**Problem to solve**
Using the entries that follow, count the lines containing the word "this" and give that number by itself.

(Saved data entries)
○ ○ ○ ○ ○
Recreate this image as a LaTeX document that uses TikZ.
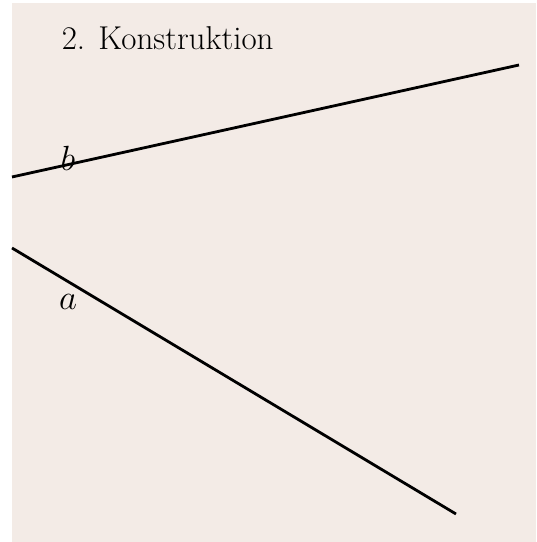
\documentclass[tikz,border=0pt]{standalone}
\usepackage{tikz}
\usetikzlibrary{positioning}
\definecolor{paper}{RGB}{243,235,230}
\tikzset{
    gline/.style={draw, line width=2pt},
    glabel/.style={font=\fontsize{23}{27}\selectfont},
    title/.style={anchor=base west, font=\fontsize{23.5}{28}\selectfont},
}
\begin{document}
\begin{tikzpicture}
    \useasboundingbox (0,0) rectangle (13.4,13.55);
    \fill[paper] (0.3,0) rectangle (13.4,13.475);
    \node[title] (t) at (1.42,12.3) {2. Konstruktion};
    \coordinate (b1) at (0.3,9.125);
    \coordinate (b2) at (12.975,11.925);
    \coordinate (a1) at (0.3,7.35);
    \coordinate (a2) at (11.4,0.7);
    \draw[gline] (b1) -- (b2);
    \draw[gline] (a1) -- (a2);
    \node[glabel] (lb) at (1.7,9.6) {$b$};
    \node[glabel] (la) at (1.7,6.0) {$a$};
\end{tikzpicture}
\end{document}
○ ○ ○ ○ ○
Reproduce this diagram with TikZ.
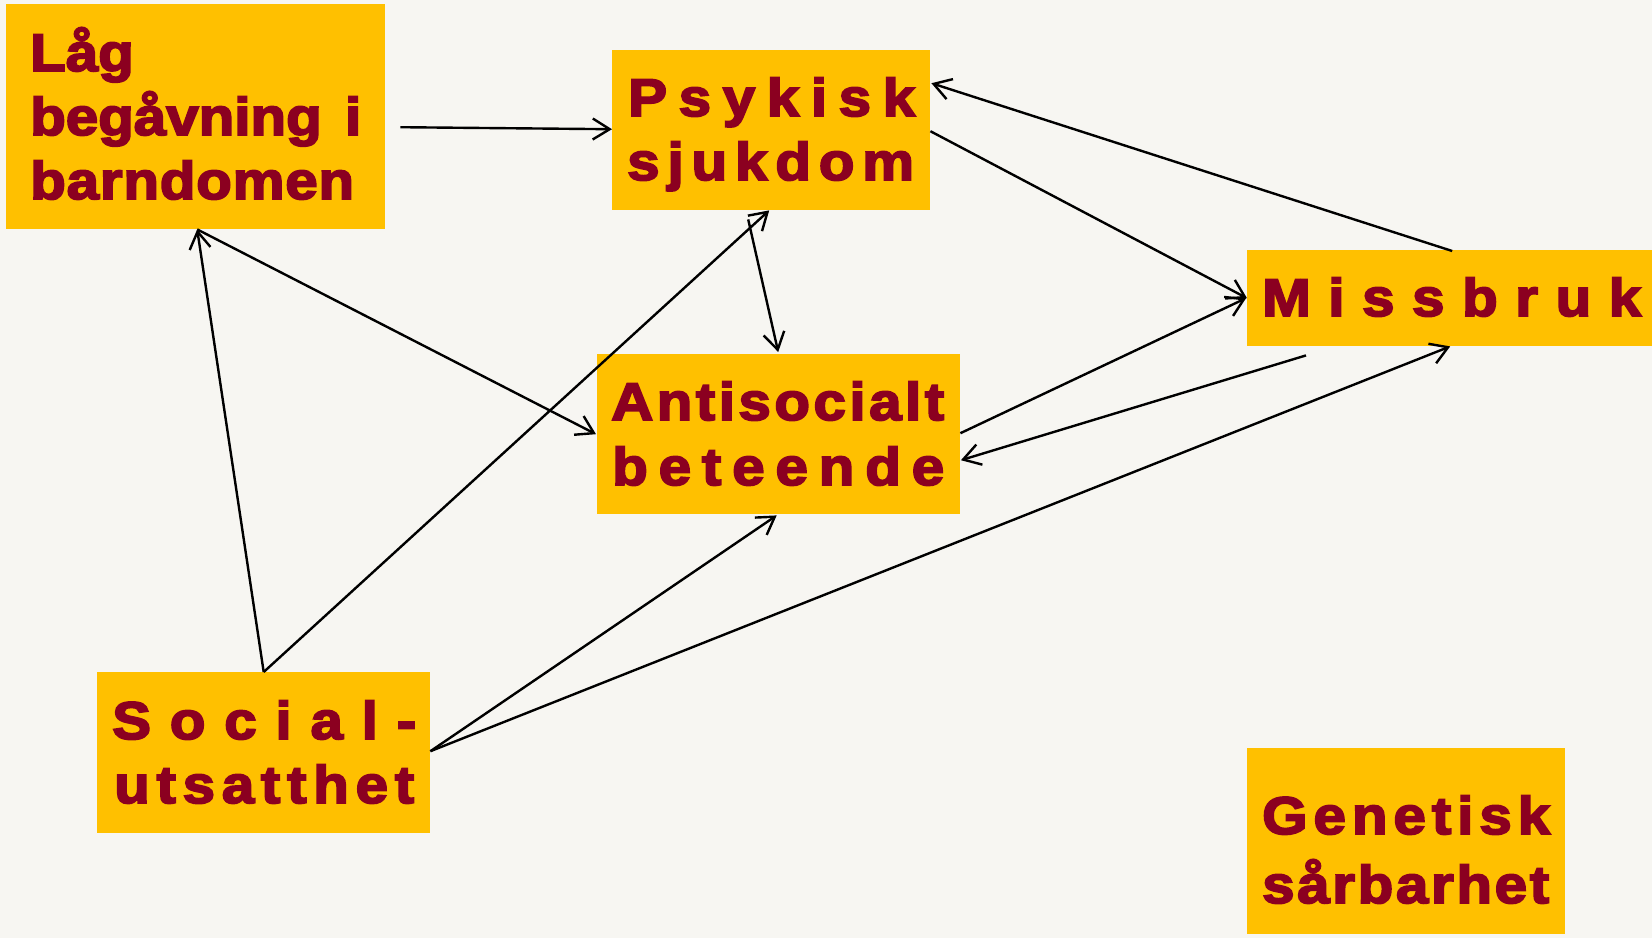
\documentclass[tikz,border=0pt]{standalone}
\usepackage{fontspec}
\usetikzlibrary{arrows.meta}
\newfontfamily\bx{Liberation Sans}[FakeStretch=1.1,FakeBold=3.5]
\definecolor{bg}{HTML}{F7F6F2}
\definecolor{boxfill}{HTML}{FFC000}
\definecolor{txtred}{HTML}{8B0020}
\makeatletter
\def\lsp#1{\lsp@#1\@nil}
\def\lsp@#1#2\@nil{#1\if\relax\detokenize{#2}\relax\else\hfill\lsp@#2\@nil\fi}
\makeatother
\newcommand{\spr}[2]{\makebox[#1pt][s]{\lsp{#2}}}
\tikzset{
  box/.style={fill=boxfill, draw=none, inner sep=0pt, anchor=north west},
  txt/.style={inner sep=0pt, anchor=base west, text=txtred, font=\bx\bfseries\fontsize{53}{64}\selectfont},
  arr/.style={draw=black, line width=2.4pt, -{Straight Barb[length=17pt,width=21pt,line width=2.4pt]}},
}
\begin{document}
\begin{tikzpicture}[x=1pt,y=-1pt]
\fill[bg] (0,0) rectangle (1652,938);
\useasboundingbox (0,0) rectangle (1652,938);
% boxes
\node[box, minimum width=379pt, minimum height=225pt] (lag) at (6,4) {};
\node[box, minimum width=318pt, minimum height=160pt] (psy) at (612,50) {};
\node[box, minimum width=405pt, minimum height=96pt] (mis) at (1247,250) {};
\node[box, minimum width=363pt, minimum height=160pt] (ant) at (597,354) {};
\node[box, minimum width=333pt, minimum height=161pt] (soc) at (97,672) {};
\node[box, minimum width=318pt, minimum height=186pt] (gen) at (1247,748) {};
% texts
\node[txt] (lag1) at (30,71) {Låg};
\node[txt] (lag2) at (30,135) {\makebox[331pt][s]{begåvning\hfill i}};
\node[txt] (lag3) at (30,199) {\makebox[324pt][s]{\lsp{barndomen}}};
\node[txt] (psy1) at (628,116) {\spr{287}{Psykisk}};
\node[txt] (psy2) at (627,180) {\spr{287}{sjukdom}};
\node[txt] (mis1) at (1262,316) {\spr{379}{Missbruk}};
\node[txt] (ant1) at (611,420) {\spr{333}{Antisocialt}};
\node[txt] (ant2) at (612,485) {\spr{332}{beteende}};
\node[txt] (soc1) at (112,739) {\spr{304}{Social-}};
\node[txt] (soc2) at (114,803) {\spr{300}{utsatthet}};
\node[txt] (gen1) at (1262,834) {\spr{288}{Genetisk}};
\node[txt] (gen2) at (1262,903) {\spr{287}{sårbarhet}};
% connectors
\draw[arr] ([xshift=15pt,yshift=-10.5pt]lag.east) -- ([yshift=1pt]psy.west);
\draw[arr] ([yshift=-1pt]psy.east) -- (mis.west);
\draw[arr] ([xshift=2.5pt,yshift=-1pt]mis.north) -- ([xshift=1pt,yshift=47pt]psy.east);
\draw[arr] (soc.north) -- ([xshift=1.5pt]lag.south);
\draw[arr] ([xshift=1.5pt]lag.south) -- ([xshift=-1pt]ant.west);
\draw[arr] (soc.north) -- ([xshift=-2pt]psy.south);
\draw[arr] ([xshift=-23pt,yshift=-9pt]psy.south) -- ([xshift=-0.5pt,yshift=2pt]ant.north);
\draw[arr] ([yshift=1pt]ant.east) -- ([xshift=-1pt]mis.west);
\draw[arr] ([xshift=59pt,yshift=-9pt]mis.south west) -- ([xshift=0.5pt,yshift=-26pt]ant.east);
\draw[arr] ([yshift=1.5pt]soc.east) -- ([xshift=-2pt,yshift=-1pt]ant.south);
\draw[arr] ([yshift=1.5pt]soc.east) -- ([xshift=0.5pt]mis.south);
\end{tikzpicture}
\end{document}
○ ○ ○ ○ ○
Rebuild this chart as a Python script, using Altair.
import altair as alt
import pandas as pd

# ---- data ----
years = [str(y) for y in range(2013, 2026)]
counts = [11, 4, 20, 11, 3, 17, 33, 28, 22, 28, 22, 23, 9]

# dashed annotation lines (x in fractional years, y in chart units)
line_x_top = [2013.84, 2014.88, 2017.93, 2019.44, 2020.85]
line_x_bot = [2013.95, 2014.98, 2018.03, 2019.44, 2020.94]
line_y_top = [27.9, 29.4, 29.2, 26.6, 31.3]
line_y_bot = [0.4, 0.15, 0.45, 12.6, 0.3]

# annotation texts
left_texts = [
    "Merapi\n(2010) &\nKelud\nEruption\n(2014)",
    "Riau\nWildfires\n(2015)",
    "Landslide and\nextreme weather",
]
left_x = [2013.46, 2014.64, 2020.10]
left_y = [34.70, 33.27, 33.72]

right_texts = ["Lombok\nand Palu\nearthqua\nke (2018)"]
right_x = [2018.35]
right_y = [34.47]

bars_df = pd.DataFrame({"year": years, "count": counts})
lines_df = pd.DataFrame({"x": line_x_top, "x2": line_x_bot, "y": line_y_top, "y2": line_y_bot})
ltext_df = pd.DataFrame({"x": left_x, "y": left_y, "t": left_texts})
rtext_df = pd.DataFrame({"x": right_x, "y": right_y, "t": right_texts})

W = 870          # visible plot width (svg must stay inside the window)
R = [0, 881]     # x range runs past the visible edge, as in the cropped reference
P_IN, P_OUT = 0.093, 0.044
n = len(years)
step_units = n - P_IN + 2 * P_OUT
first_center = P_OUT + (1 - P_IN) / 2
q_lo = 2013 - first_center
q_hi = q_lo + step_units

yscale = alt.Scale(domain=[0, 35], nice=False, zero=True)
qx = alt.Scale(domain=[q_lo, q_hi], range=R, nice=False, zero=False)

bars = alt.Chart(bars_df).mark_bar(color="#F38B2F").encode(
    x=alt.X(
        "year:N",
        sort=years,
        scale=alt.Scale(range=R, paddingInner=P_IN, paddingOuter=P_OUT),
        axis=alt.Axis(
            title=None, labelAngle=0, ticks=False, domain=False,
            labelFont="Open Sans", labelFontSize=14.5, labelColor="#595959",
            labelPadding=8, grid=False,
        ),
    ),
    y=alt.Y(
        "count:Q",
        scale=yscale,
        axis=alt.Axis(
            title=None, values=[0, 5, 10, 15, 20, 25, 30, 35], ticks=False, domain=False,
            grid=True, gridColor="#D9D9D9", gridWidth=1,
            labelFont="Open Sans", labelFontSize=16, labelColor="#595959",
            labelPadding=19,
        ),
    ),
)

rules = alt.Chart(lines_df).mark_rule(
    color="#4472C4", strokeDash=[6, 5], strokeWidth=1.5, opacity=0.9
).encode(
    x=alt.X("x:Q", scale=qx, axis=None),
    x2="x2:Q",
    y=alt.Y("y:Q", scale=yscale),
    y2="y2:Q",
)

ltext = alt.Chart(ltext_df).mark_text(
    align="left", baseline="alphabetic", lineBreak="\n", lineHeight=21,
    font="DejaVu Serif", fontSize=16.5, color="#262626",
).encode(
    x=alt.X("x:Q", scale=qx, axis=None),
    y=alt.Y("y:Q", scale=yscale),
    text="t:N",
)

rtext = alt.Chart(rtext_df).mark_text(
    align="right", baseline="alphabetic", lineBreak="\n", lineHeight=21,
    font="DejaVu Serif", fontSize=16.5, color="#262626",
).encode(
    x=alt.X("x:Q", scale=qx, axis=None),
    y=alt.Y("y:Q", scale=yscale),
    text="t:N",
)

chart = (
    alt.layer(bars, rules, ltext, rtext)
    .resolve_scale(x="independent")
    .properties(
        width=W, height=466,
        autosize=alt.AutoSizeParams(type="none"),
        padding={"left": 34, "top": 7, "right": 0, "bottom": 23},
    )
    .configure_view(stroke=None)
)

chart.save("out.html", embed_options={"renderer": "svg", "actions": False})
○ ○ ○ ○ ○
**Task answer**
3